Back in the College, we had this torturous thing called the Physics Lab. We were supposed to do physics “experiments” in the lab and learn from it. But these were not so much experiments as they were “fudge the readings till you get the right answer” exercises, and we were pretty good at it.
The expert at this, of course, was Chitradeep Chetty. He was so good at “reverse calculations” that as soon as we get the experiment, he’d start off with his math, working backwards from the expected answer to figure out exactly what the readings should be. And then, he’d change the reading a little, you know, to make sure the answer didn’t come out exactly right and get the teacher suspicious that he fudged the numbers.
So this one day, Chitradeep and I were lab partners in the physics lab. The experiment is to calculate the speed of sound in air using a tuning fork. We’d all gathered around the lab teacher, who was demonstrating the experiment to us.
Teacher: “…And so, you bang the tuning fork and hold it over this water tube, and a resonating sound will come.”
The teacher held up the tuning fork, but there is no sound. He tried again, but still no sound.
Teacher: “…Well, err…you have to adjust the length of the water column properly and the sound will come. Really, when you do it, it will come.”
Now, it was embarrassing enough for the teacher that his own experiment had flopped, but Chitradeep Chetty, not to loose any opportunity, raises his hand to ask a question.
Chitradeep: “But Sir, what does the sound sound like?”
The teacher looks at him suspiciously, presumably evaluating if this is a genuine question. he looks at Chitradeep’s small-puppy face, and decides that he is in earnest.
Teacher: “The sound will come like this: Woooooooooooooooooooooo“
The entire batch is suppressing it’s laughter.
Chitradeep: “Like how bad boys whistle at girls, sir? Like this: Whoooot Whoooooo Or is it like whistling at AutoRickshaws to make them stop? Like this: TWweeooooooooo?”

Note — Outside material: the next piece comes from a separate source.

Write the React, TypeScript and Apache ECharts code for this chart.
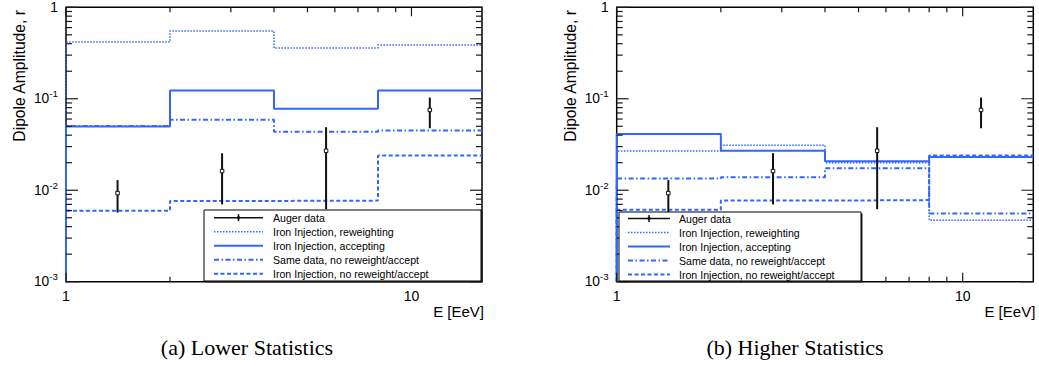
import React, { useEffect, useRef } from "react";
import * as echarts from "echarts";

// ---------- data ----------
const binEdges = [1, 2, 4, 8, 16];
const seriesNames = [
  "Auger data",
  "Iron Injection, reweighting",
  "Iron Injection, accepting",
  "Same data, no reweight/accept",
  "Iron Injection, no reweight/accept",
];

const augerEnergy = [1.41, 2.83, 5.66, 11.3];
const augerAmp = [0.0093, 0.0162, 0.027, 0.0755];
const augerLow = [0.0057, 0.007, 0.0062, 0.0476];
const augerHigh = [0.0129, 0.0254, 0.0489, 0.103];

// (a) Lower statistics
const lowReweight = [0.418, 0.55, 0.359, 0.387];
const lowAccept = [0.0496, 0.123, 0.078, 0.123];
const lowSameData = [0.0505, 0.059, 0.0437, 0.0449];
const lowNoReweight = [0.00598, 0.00764, 0.0077, 0.0239];

// (b) Higher statistics
const highReweight = [0.0269, 0.031, 0.02, 0.0047];
const highAccept = [0.0412, 0.0271, 0.0207, 0.0231];
const highSameData = [0.0134, 0.0139, 0.0174, 0.00555];
const highNoReweight = [0.0061, 0.0077, 0.0078, 0.0239];

// axis ranges / ticks
const X_MIN = 1;
const X_MAX = 16;
const Y_MIN = 0.001;
const Y_MAX = 1;
const xMajorTicks = [1, 10];
const xMinorTicks = [2, 3, 4, 5, 6, 7, 8, 9];
const yMajorTicks = [0.001, 0.01, 0.1, 1];
const yMinorTicks = [
  0.002, 0.003, 0.004, 0.005, 0.006, 0.007, 0.008, 0.009,
  0.02, 0.03, 0.04, 0.05, 0.06, 0.07, 0.08, 0.09,
  0.2, 0.3, 0.4, 0.5, 0.6, 0.7, 0.8, 0.9,
];
const xLabelValues = [1, 10];
const captions = ["(a) Lower Statistics", "(b) Higher Statistics"];
const yTitle = "Dipole Amplitude, r";
const xTitle = "E [EeV]";

// ---------- styles ----------
const BLUE = "#3366ff";
const TICK = "#1a1a1a";
const SANS = "'Liberation Sans', Arial, Helvetica, sans-serif";
const SERIF = "'Liberation Serif', 'DejaVu Serif', serif";

const histStyles: any[] = [
  { type: [1.5, 1.5], width: 1.5 },
  { type: "solid", width: 2 },
  { type: [5, 2.5, 1.5, 2.5], width: 2 },
  { type: [4, 2.5], width: 2 },
];

const panels = [
  {
    left: 66,
    width: 416,
    hist: [lowReweight, lowAccept, lowSameData, lowNoReweight],
    legend: { x: 204, y: 210, w: 277, h: 71, l0: 214, l1: 263, tx: 273, ry: 217.7 },
    yTitleX: 19,
    captionX: 247,
  },
  {
    left: 616.7,
    width: 416.6,
    hist: [highReweight, highAccept, highSameData, highNoReweight],
    legend: { x: 619, y: 212, w: 242, h: 69, l0: 628, l1: 670, tx: 679, ry: 218.5 },
    yTitleX: 570,
    captionX: 795,
  },
];
const GRID_TOP = 7.3;
const GRID_H = 274.4;

function stepData(values: number[]) {
  const pts: number[][] = [[binEdges[0], Y_MIN]];
  values.forEach((v, i) => pts.push([binEdges[i], v]));
  pts.push([binEdges[binEdges.length - 1], values[values.length - 1]]);
  return pts;
}

function buildOption() {
  const grid: any[] = [];
  const xAxis: any[] = [];
  const yAxis: any[] = [];
  const series: any[] = [];

  panels.forEach((p, gi) => {
    grid.push({
      left: p.left,
      top: GRID_TOP,
      width: p.width,
      height: GRID_H,
      show: true,
      borderColor: "#000",
      borderWidth: 1.5,
      backgroundColor: "#fff",
    });
    xAxis.push({
      type: "log",
      logBase: 10,
      gridIndex: gi,
      min: X_MIN,
      max: X_MAX,
      axisLine: { show: false },
      axisTick: { show: false },
      splitLine: { show: false },
      minorTick: { show: false },
      axisLabel: {
        show: true,
        margin: 7,
        fontSize: 14,
        fontFamily: SANS,
        color: "#000",
        formatter: (v: number) => {
          const hit = xLabelValues.find((t) => Math.abs(t - v) < 1e-6 * t);
          return hit !== undefined ? String(hit) : "";
        },
      },
    });
    yAxis.push({
      type: "log",
      logBase: 10,
      gridIndex: gi,
      min: Y_MIN,
      max: Y_MAX,
      axisLine: { show: false },
      axisTick: { show: false },
      splitLine: { show: false },
      minorTick: { show: false },
      axisLabel: {
        show: true,
        margin: 8,
        color: "#000",
        formatter: (v: number) => {
          const lg = Math.log10(v);
          const e = Math.round(lg);
          if (Math.abs(lg - e) > 1e-6) return "";
          if (e === 0) return "{m|1}";
          return "{m|10}{s|" + e + "}";
        },
        rich: {
          m: { fontSize: 13.8, fontFamily: SANS, color: "#000", lineHeight: 20 },
          s: { fontSize: 9.8, fontFamily: SANS, color: "#000", verticalAlign: "top" },
        },
      },
    });

    // histograms
    p.hist.forEach((vals, k) => {
      series.push({
        type: "line",
        name: seriesNames[k + 1],
        xAxisIndex: gi,
        yAxisIndex: gi,
        step: "end",
        symbol: "none",
        data: stepData(vals),
        lineStyle: { color: BLUE, width: histStyles[k].width, type: histStyles[k].type },
        z: 3,
      });
    });

    // Auger data with error bars
    series.push({
      type: "custom",
      name: seriesNames[0],
      xAxisIndex: gi,
      yAxisIndex: gi,
      encode: { x: 0, y: 1 },
      data: augerEnergy.map((e, i) => [e, augerAmp[i], augerLow[i], augerHigh[i]]),
      z: 5,
      renderItem: (params: any, api: any) => {
        const x = api.value(0);
        const c = api.coord([x, api.value(1)]);
        const lo = api.coord([x, api.value(2)]);
        const hi = api.coord([x, api.value(3)]);
        return {
          type: "group",
          children: [
            {
              type: "line",
              shape: { x1: lo[0], y1: lo[1], x2: hi[0], y2: hi[1] },
              style: { stroke: "#111", lineWidth: 2 },
            },
            {
              type: "rect",
              shape: { x: c[0] - 1.75, y: c[1] - 1.75, width: 3.5, height: 3.5 },
              style: { fill: "#fff", stroke: "#111", lineWidth: 1 },
            },
          ],
        };
      },
    });
  });

  return {
    animation: false,
    backgroundColor: "#fff",
    grid,
    xAxis,
    yAxis,
    series,
  };
}

function buildGraphic(chart: any) {
  const graphic: any[] = [];
  panels.forEach((p, gi) => {
    const px = (x: number, y: number) => chart.convertToPixel({ xAxisIndex: gi, yAxisIndex: gi }, [x, y]);
    const x0 = p.left;
    const x1 = p.left + p.width;
    const y0 = GRID_TOP;
    const y1 = GRID_TOP + GRID_H;
    // inside tick marks on all four sides (positions from the log scales)
    const yt: number[][] = [];
    yMajorTicks.forEach((v) => yt.push([v, 12]));
    yMinorTicks.forEach((v) => yt.push([v, 6]));
    for (let i = 0; i < yt.length; i++) {
      const v = yt[i][0];
      const len = yt[i][1];
      const yy = Number(px(3, v)[1]);
      graphic.push({
        type: "rect",
        z: 150,
        shape: { x: x0, y: yy - 0.6, width: len, height: 1.2 },
        style: { fill: TICK },
      });
      graphic.push({
        type: "rect",
        z: 150,
        shape: { x: x1 - len, y: yy - 0.6, width: len, height: 1.2 },
        style: { fill: TICK },
      });
    }
    const xt: number[][] = [];
    xMajorTicks.forEach((v) => xt.push([v, 9]));
    xMinorTicks.forEach((v) => xt.push([v, 5]));
    for (let i = 0; i < xt.length; i++) {
      const v = xt[i][0];
      const len = xt[i][1];
      const xx = Number(px(v, 0.03)[0]);
      graphic.push({
        type: "rect",
        z: 150,
        shape: { x: xx - 0.6, y: y1 - len, width: 1.2, height: len },
        style: { fill: TICK },
      });
      graphic.push({
        type: "rect",
        z: 150,
        shape: { x: xx - 0.6, y: y0, width: 1.2, height: len },
        style: { fill: TICK },
      });
    }

    // legend box
    const L = p.legend;
    graphic.push({
      type: "rect",
      z: 160,
      shape: { x: L.x + 1.5, y: L.y + 1.5, width: L.w, height: L.h },
      style: { fill: "#222" },
    });
    graphic.push({
      type: "rect",
      z: 161,
      shape: { x: L.x, y: L.y, width: L.w, height: L.h },
      style: { fill: "#fff", stroke: "#000", lineWidth: 1 },
    });
    seriesNames.forEach((name, i) => {
      const y = L.ry + i * 14;
      if (i === 0) {
        graphic.push({
          type: "line",
          z: 162,
          shape: { x1: L.l0, y1: y, x2: L.l1, y2: y },
          style: { stroke: "#111", lineWidth: 1.5 },
        });
        const mx = (L.l0 + L.l1) / 2;
        graphic.push({
          type: "line",
          z: 162,
          shape: { x1: mx, y1: y - 3.5, x2: mx, y2: y + 3.5 },
          style: { stroke: "#111", lineWidth: 1.5 },
        });
        graphic.push({
          type: "circle",
          z: 162,
          shape: { cx: mx, cy: y, r: 1.6 },
          style: { fill: "#111" },
        });
      } else {
        const hs = histStyles[i - 1];
        graphic.push({
          type: "line",
          z: 162,
          shape: { x1: L.l0, y1: y, x2: L.l1, y2: y },
          style: {
            stroke: BLUE,
            lineWidth: hs.width,
            lineDash: Array.isArray(hs.type) ? hs.type : null,
          },
        });
      }
      graphic.push({
        type: "text",
        z: 162,
        x: L.tx,
        y: y,
        style: {
          text: name,
          fontSize: 10.6,
          fontFamily: SANS,
          fill: "#000",
          align: "left",
          verticalAlign: "middle",
        },
      });
    });

    // axis titles
    graphic.push({
      type: "text",
      z: 50,
      x: p.yTitleX,
      y: 10,
      rotation: Math.PI / 2,
      style: {
        text: yTitle,
        fontSize: 15.7,
        fontFamily: SANS,
        fill: "#000",
        align: "right",
        verticalAlign: "middle",
      },
    });
    graphic.push({
      type: "text",
      z: 50,
      x: p.left + p.width + 2,
      y: 311,
      style: {
        text: xTitle,
        fontSize: 15,
        fontFamily: SANS,
        fill: "#000",
        align: "right",
        verticalAlign: "middle",
      },
    });
    // caption
    graphic.push({
      type: "text",
      z: 50,
      x: p.captionX,
      y: 347,
      style: {
        text: captions[gi],
        fontSize: 22,
        fontFamily: SERIF,
        fill: "#000",
        align: "center",
        verticalAlign: "middle",
      },
    });
  });
  return graphic;
}

export default function App() {
  const ref = useRef<HTMLDivElement>(null);
  useEffect(() => {
    if (!ref.current) return;
    const chart = echarts.init(ref.current, null, { renderer: "svg" });
    chart.setOption(buildOption() as any);
    chart.setOption({ graphic: buildGraphic(chart) } as any);
    return () => chart.dispose();
  }, []);
  return (
    <div
      ref={ref}
      style={{ position: "absolute", left: 0, top: 0, width: 1039, height: 372, background: "#fff" }}
    />
  );
}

The teacher decides he’s had enough of this, and sends us all away to our places. As I’m setting up the experiment, Chitradeep has already started the “back-calculation”, and soon figures out that we need to get the water level to “15.5 cms” to get the proper result. And so, we pre-adjust the level of the water, and start banging the tuning fork, but absolutely no sound. We try and try with all kinds of adjustments, but the bloody resonating sound is just not coming.
After a while, we decide we’ve had enough, and anyway, we have the numbers, and that’s what matters in the end. So, we pretend the experiment is successful, make the relevant entries in the lab record, and tell the teacher we’ve finished.
Usually, that’s the end of the lab, but because of Chitradeep’s brilliant demonstration of his whistling skills earlier, the teacher has been watching us, and now says “Show Me your Experiment“, and walks over to our table.
Chitradeep and I look at each other. Now we’re in trouble. Our experiment is certainly not working, but our lab record claims a very good result. Chitradeep has always been the innovative kind, and he’s not the one to back down from a challenge like this. He invites the teacher to sit down, and stands behind him. He signals for me to just pretend to go along. I have no idea what he’s up to, but follow his lead.
Me: “So, here’s the water column at 15.4 cms, and now I’m going to take this tuning fork over the water column, and we will see the resonance.”
I bang the tuning fork on the pad and bring it up near the water tube. Chitradeep removes the cap from his pen and holds it inverted near his mouth.
Just as I bring the tuning fork on top of it, Chitradeep whistles into the cap, producing a shrill, shrieking “Wheeeeeeeeeeeeeeeeeeeeee” sound. The teacher looks rather flambungeled, and looks around to see if we’re fudging something. Chitradeep has put away the cap, and again makes the “innocent small-puppy” face. The teacher doesn’t know what to say. He suspects Chitradeep is up to something, but doesn’t know what to accuse him of.
Me: “…And, taking that reading from the tube, we use the formula for the resonance…”
I shove the lab record into the teachers face, and he looks at all our calculations. He’s trying to find a mistake there so that he can pin us down. But he can’t find any, and so, reluctantly, he lets us go. As we walk out, the teacher gives us the “sooner-or-later-i’m-going-to-get-you” look, but we run away to our freedom!
Chitradeep’s “innocent small-puppy” face has rescued the day once again!